It is well known that accessing the memory in a non-sequential way is slower because it leads to a lot of cache miss. This micro-project was made to evaluate the difference in performance.
An array of 10 000 000 elements (size_t) is created. It represents a typical data structure that you will access in your program. A random list of 1 000 000 offsets is generated.
I compare the time used to fetch this million offset in a random order with the time used to fetch the same offsets, but in ascending (or descending) order.

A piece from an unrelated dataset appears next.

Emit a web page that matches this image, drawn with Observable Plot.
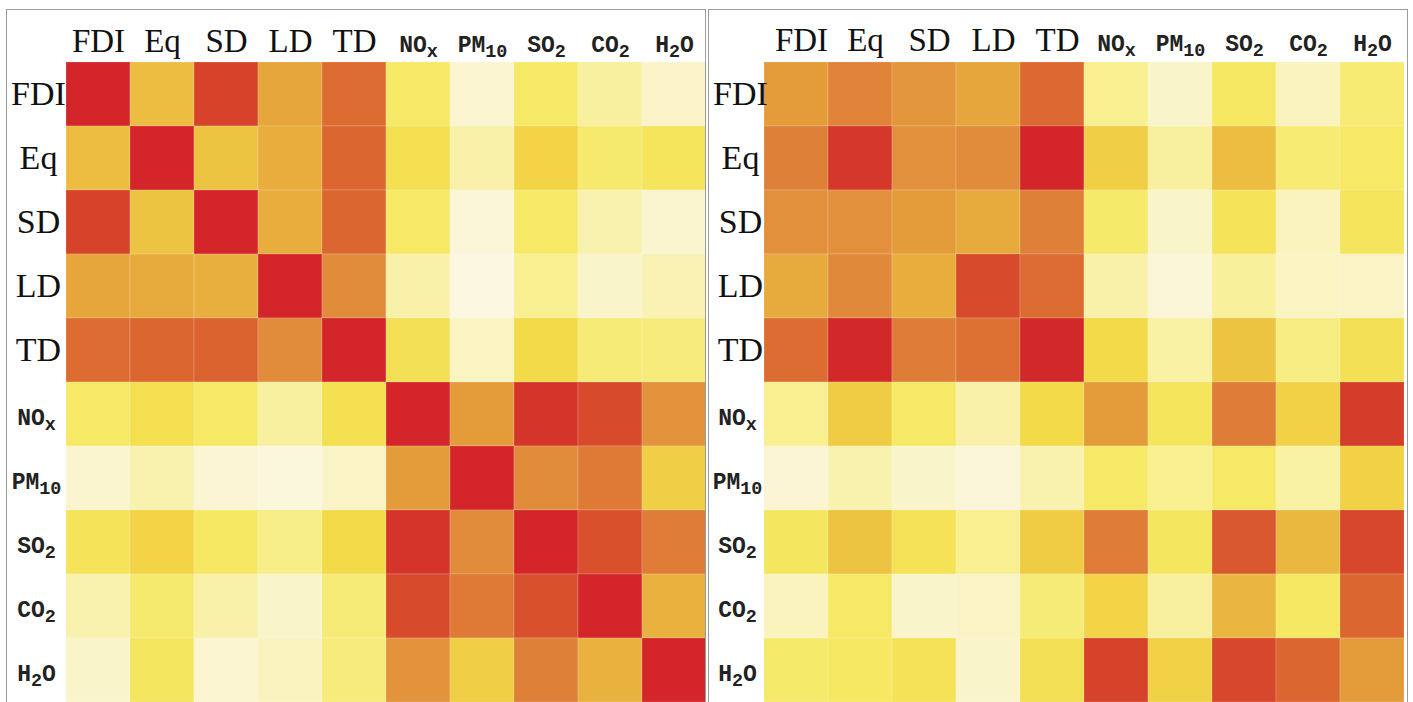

These results have been obtained on a intel i5 4570:
stdCreate Data: 187ms.
Create offsetAccess: 56ms.
Find Max: 2ms.
data.size=100000000, offsetAccess.size=1000000, max(offsetAccess)=99999927
Pure random access: 16 ms.
... (done 20 times)
Pure random access: 17 ms.
Sort: 86 ms.
Pseudo sequential access: 9 ms.
... (done 20 times)
Pseudo sequential access: 9 ms.
Sort (reversed): 15 ms.
Pseudo sequential access (reversed): 9 ms.
...(done 20 times)
Pseudo sequential access (reversed): 9 ms.
Total time random: 317ms (mean: 15ms)
Total time sequential: 180ms (mean: 9ms)
Total time sequential reversed: 186ms (mean: 9ms)
Performance (sequential/random): 0.567823
This show a twofold improvement when the data is fetched in ascending (or descending) order!
On a 2-core ARM Cortex A-15, the improvement is threefold.
The source code is available on Github
Future plan
- Use a proper benchmarking library like Google benchmark.